モーニング文化が根付く東海地方では、時代に逆行しているかのような信じられないコスパのお値打ちモーニングがあります。モーニング発祥の地とされる、愛知県一宮市の「一休(ひとやすみ)」は、日中は喫茶店、夜は居酒屋になる“二刀流”のお店です。
人気のモーニングは、コーヒーにボリュームたっぷりの5品がついてワンコインと、最強のコスパです。この金額で利益を出せるのは居酒屋の特性と、食材費を節約する愛される店ならではの理由がありました。
■モーニングの人気店は「夜は居酒屋」で魅力的なメニュー
愛知県一宮市の「JR一宮駅」から車で15分、木曽川近くの住宅街にひっそり佇む「一休」は、7年前にオープンした喫茶店です。
【動画で見る】たった500円…コーヒーにボリュームたっぷりの5品 喫茶店と居酒屋の二刀流「一休」 最強コスパモーニングのなぜ

店主の飯山功郎さんは62歳で長年勤めていたバス会社を脱サラし、自宅の1階を改装して、妻のさよ子さんと喫茶店を始めました。

この店の特徴は、モーニングだけでなく夜は居酒屋という「二刀流」です。

新鮮な刺身の盛り合わせ(1000円)や…。

ボリューム満点の鶏の唐揚げ(700円)。

野菜たっぷりの湯豆腐(700円)など、リーズナブルで魅力的なメニューが揃っています。
■コーヒーにボリューム満点の5品でワンコインの高コスパモーニング
オープンは朝の9時半で、モーニングを提供しています。
客:
「きょうで3回目。おいしいしお値段も安いし、ハマります」
コーヒーにボリューム満点の5品が付いて、500円のモーニングです。

メニューは日替わりで、ある日は里芋など野菜中心の煮物に…。

シーチキンとキュウリの中華風サラダ。

自家製の巻き寿司と…。

たっぷり具が入った出来立ての茶碗蒸し。

そして小皿に入ったミニラーメンもあります。

朝食の概念を覆すラインナップです。
■激安モーニング提供の理由は
この“最強コスパ”を実現しているのには、理由がありました。
店主の飯山功郎さん:
「うち見たらわかるでしょ、(客は)年寄りの人ばっかり、年金をもらっている人ばっかりやから、その人らからは(そんなに)取れない。500円が精一杯だと思うよ」

飯山さんによるとこの地域は高齢者が多いといい、お客さんの平均年齢は70歳以上です。年金生活のお年寄りから多くはもらえないと、この価格にしているということです。

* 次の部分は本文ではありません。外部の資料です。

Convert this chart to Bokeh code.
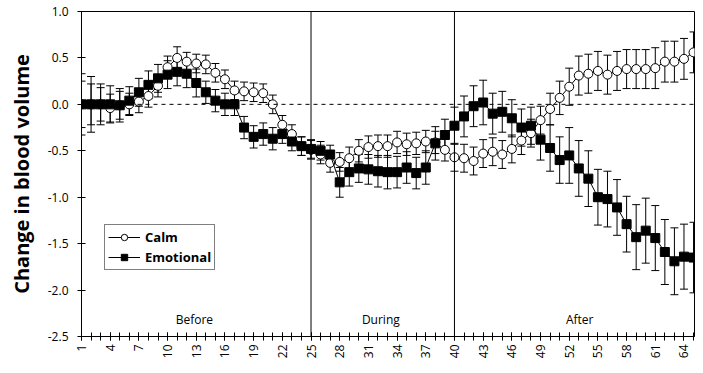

また、2024年まではおかずが6品ありましたが、物価高でさすがに厳しいと2025年からは1品減らしたといいます。
■激安モーニングのための方法…「夜は居酒屋」を活かしたアイデア
この価格で利益を出している方法の1つに、「夜は居酒屋」という店ならではのメニューがありました。この店では、金額をプラスすればお酒を飲むことができます。

飯山さんの妻のさよ子さん:
「生ビール付きのモーニング、やっぱりここは居酒屋さんやから」
男性客:
「ここ来たら最低2杯は飲む」
朝から熱燗を楽しんでいる女性もいました。

通常のモーニングではほぼ赤字でも、お酒で利益を出すという居酒屋ならではのアイデアです。
■激安モーニングのための方法…「常連客の差し入れ」
モーニングをお値打ちに提供できる理由はもう1つあります。それは常連客からの「差し入れ」です。この日はもらったいちごが、そのままお客さんの元へ。

さよ子さん:
「きょうの巻き寿司の海苔とか。きょう麺類があるんですけど、麺もいただきもの」

モーニングについてくるラーメンの麺や野菜など、食材の多くが常連客からの差し入れで、それも料金を抑えられる1つの理由だといいます。

さよ子さん:
「野菜はだいたい(もらいもの)。大根、 白菜、芋類、サツマイモとかね、助かります」

お客さんのほとんどは仕事をリタイアした高齢者で、家庭菜園をしている人が多く頻繁に野菜をもらうため、価格に反映できるということです。